While some countries such as China and India are just starting to adopt renewable energy for infrastructure and transportation usage, Low notes that Singapore has made good strides. “But in terms of innovation and R&D, we have to catch up with countries like Japan,” says the 34-year-old, who travels frequently for business involving renewable energy.

But Low emphasises that solar energy only forms part of the sustainability story. “To be truly sustainable is to incorporate the practice of a circular economy, where used resources [like waste] are re-used again,” he says.

To educate people that little daily actions can help to save the environment, he has been organising trade fairs, roadshows and distributing flyers to raise awareness on using electricity from green sources.

As a reservist with the SPF carrying out Neighbourhood Police Centre (NPC) duties, Low also makes it a point to discourage the use of plastic bags or straws when he buys food. “I also use less paper, as a lot of paperwork is now being digitalised – for instance, our e-logsheets,” he says.

EMOTIONAL QUOTIENT

Being sensitive towards the environment is not the only virtue Low champions. As his NPC duties at Jurong Police Division involves patrolling and dealing with various incidents, he has also learnt how to manage his emotions even in times of distress. Some of the most notable cases that he has dealt with include homicide. “The grief on the faces of the family members of the deceased still flashes through my mind till this day,” he recalls.

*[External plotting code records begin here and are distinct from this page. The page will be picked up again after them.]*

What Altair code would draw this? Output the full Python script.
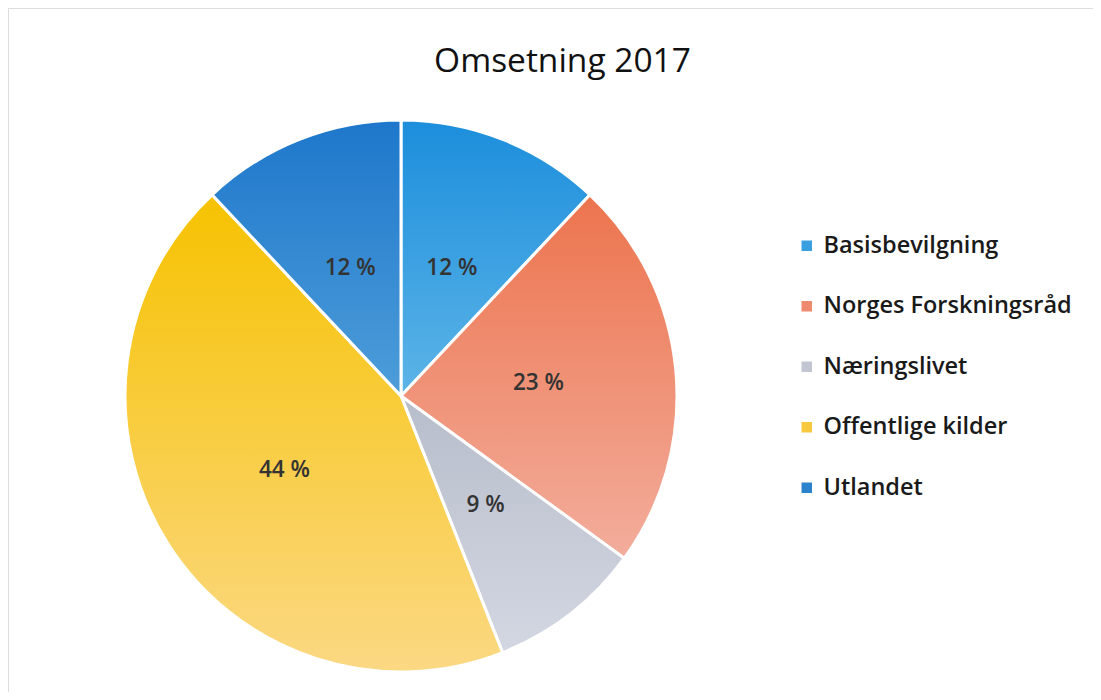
import altair as alt
import pandas as pd

categories = ["Basisbevilgning", "Norges Forskningsråd", "Næringslivet", "Offentlige kilder", "Utlandet"]
values = [12, 23, 9, 44, 12]
labels = ["12 %", "23 %", "9 %", "44 %", "12 %"]
legend_colors = ["#3a9fe0", "#ee8a6e", "#c2c6d2", "#f8c93e", "#2b83cc"]
grad_top = ["#1c8edc", "#ec744e", "#b8bdcb", "#f6c200", "#1e77cb"]
grad_bottom = ["#5cb4e7", "#f3ad9c", "#d3d7e2", "#fbd883", "#4d9dd9"]

df = pd.DataFrame({
    "cat": categories,
    "value": values,
    "label": labels,
    "idx": list(range(len(categories))),
})

CX, CY, R = 393, 388, 276

base = alt.Chart(df).transform_window(
    cum="sum(value)", sort=[alt.SortField("idx")], frame=[None, 0]
).transform_calculate(
    start="datum.cum - datum.value",
    mid="datum.cum - datum.value / 2",
)

theta_scale = alt.Scale(domain=[0, 100], range=[0, 6.283185307179586])

legend_layer = base.mark_arc(outerRadius=R, stroke="white", strokeWidth=3).encode(
    theta=alt.Theta("start:Q", scale=theta_scale),
    theta2="cum:Q",
    x=alt.value(CX),
    y=alt.value(CY),
    color=alt.Color(
        "cat:N",
        sort=categories,
        scale=alt.Scale(domain=categories, range=legend_colors),
        legend=alt.Legend(
            title=None,
            orient="none",
            legendX=787,
            legendY=226,
            symbolType="square",
            symbolSize=110,
            symbolStrokeWidth=0,
            labelFont="Open Sans",
            labelFontSize=23.5,
            labelFontWeight=600,
            labelColor="#1a1a1a",
            labelLimit=0,
            rowPadding=35.5,
            labelOffset=5,
        ),
    ),
)

grad_layers = []
for i, c in enumerate(categories):
    grad_layers.append(
        base.transform_filter(alt.datum.cat == c).mark_arc(
            outerRadius=R,
            stroke="white",
            strokeWidth=3,
            color=alt.Gradient(
                gradient="linear",
                x1=0, y1=0, x2=0, y2=1,
                stops=[
                    alt.GradientStop(offset=0, color=grad_top[i]),
                    alt.GradientStop(offset=1, color=grad_bottom[i]),
                ],
            ),
        ).encode(
            theta=alt.Theta("start:Q", scale=theta_scale),
            theta2="cum:Q",
            x=alt.value(CX),
            y=alt.value(CY),
        )
    )

text_layer = base.mark_text(
    radius=138,
    font="Open Sans",
    fontSize=22.5,
    fontWeight=600,
    color="#333333",
    align="center",
    baseline="middle",
).encode(
    theta=alt.Theta("mid:Q", scale=theta_scale),
    x=alt.value(CX),
    y=alt.value(CY),
    text="label:N",
)

chart = alt.layer(legend_layer, *grad_layers, text_layer).properties(
    width=1085,
    height=684,
    autosize=alt.AutoSizeParams(type="none"),
    padding=0,
    title=alt.TitleParams(
        "Omsetning 2017",
        font="Open Sans",
        fontSize=33.5,
        fontWeight="normal",
        color="#111111",
        anchor="middle",
        frame="group",
        orient="top",
        baseline="alphabetic",
        offset=0,
        dx=12,
        dy=97,
    ),
).configure_view(stroke=None).configure(background="white")

chart.save("out.html", embed_options={"renderer": "svg", "actions": False})
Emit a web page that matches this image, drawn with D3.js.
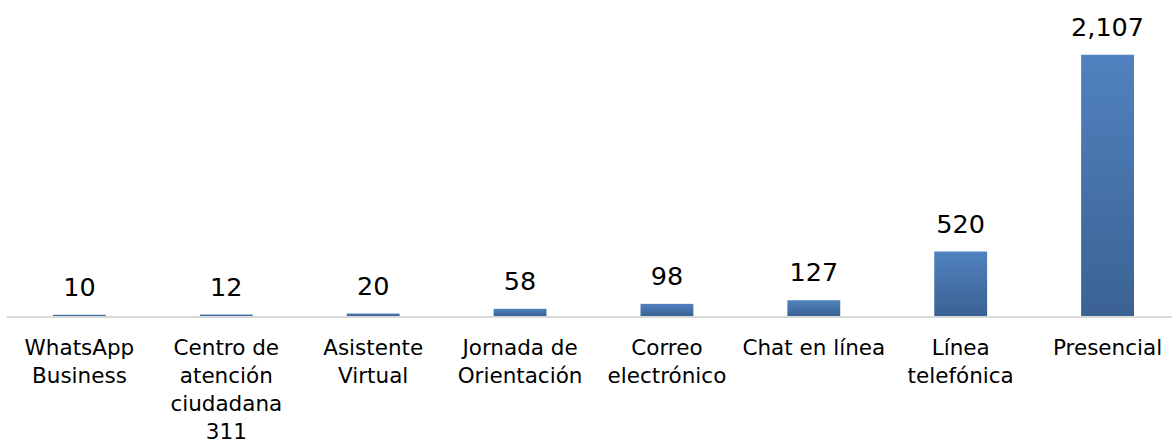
<!DOCTYPE html>
<html>
<head>
<meta charset="utf-8">
<script src="https://cdn.jsdelivr.net/npm/d3@7"></script>
<style>
  html, body { margin: 0; padding: 0; background: #ffffff; }
  svg { display: block; }
</style>
</head>
<body>
<svg id="chart" width="1173" height="443"></svg>
<script>
const categories = [
  "WhatsApp\nBusiness",
  "Centro de\natención\nciudadana\n311",
  "Asistente\nVirtual",
  "Jornada de\nOrientación",
  "Correo\nelectrónico",
  "Chat en línea",
  "Línea\ntelefónica",
  "Presencial"
];
const values = [10, 12, 20, 58, 98, 127, 520, 2107];
const yDomain = [0, 2500];

const svg = d3.select("#chart");
const W = 1173, H = 443;
const baseY = 316;

const x = d3.scaleBand()
  .domain(categories)
  .range([6, 1181])
  .paddingInner(0.64)
  .paddingOuter(0.32);

const y = d3.scaleLinear().domain(yDomain).range([baseY, 6]);

const defs = svg.append("defs");
const grad = defs.append("linearGradient")
  .attr("id", "barGrad")
  .attr("x1", 0).attr("y1", 0).attr("x2", 0).attr("y2", 1);
grad.append("stop").attr("offset", "0%").attr("stop-color", "#5082bf");
grad.append("stop").attr("offset", "100%").attr("stop-color", "#3b6293");

const fmt = d3.format(",");
const data = categories.map((c, i) => ({ c, v: values[i] }));

// bars
svg.append("g").selectAll("rect")
  .data(data)
  .join("rect")
  .attr("x", d => x(d.c))
  .attr("width", x.bandwidth())
  .attr("y", d => y(d.v))
  .attr("height", d => baseY - y(d.v))
  .attr("fill", "url(#barGrad)");

// axis line
svg.append("line")
  .attr("x1", 7).attr("x2", 1172)
  .attr("y1", baseY + 1).attr("y2", baseY + 1)
  .attr("stroke", "#d9d9d9")
  .attr("stroke-width", 2);

// value labels
svg.append("g").selectAll("text")
  .data(data)
  .join("text")
  .attr("x", d => x(d.c) + x.bandwidth() / 2)
  .attr("y", d => y(d.v) - 19)
  .attr("text-anchor", "middle")
  .attr("font-family", "'DejaVu Sans', sans-serif")
  .attr("font-size", 25.5)
  .attr("fill", "#000")
  .text(d => fmt(d.v));

// category labels
const catG = svg.append("g");
data.forEach(d => {
  const t = catG.append("text")
    .attr("x", x(d.c) + x.bandwidth() / 2)
    .attr("y", 355)
    .attr("text-anchor", "middle")
    .attr("font-family", "'DejaVu Sans', sans-serif")
    .attr("font-size", 21.5)
    .attr("fill", "#000");
  d.c.split("\n").forEach((line, i) => {
    t.append("tspan")
      .attr("x", x(d.c) + x.bandwidth() / 2)
      .attr("dy", i === 0 ? 0 : 28)
      .text(line);
  });
});
</script>
</body>
</html>
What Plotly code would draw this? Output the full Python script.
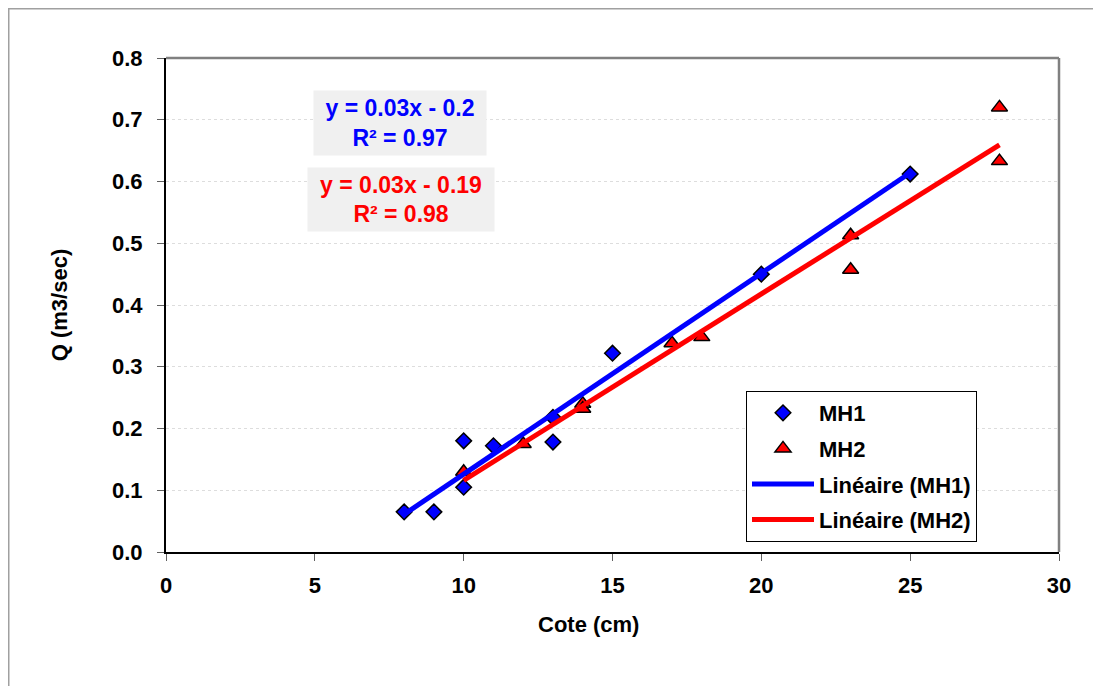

He carries the same emotional management ability to his workplace as his personal life. “Scenarios such as having to deal with difficult people always have a high probability of taking place, especially when the nature of my work involves meeting people every day,” says Low. “I’m grateful for the beneficial takeaways from my work with the SPF, especially on the management of emotions, as well as communication and negotiation skills.”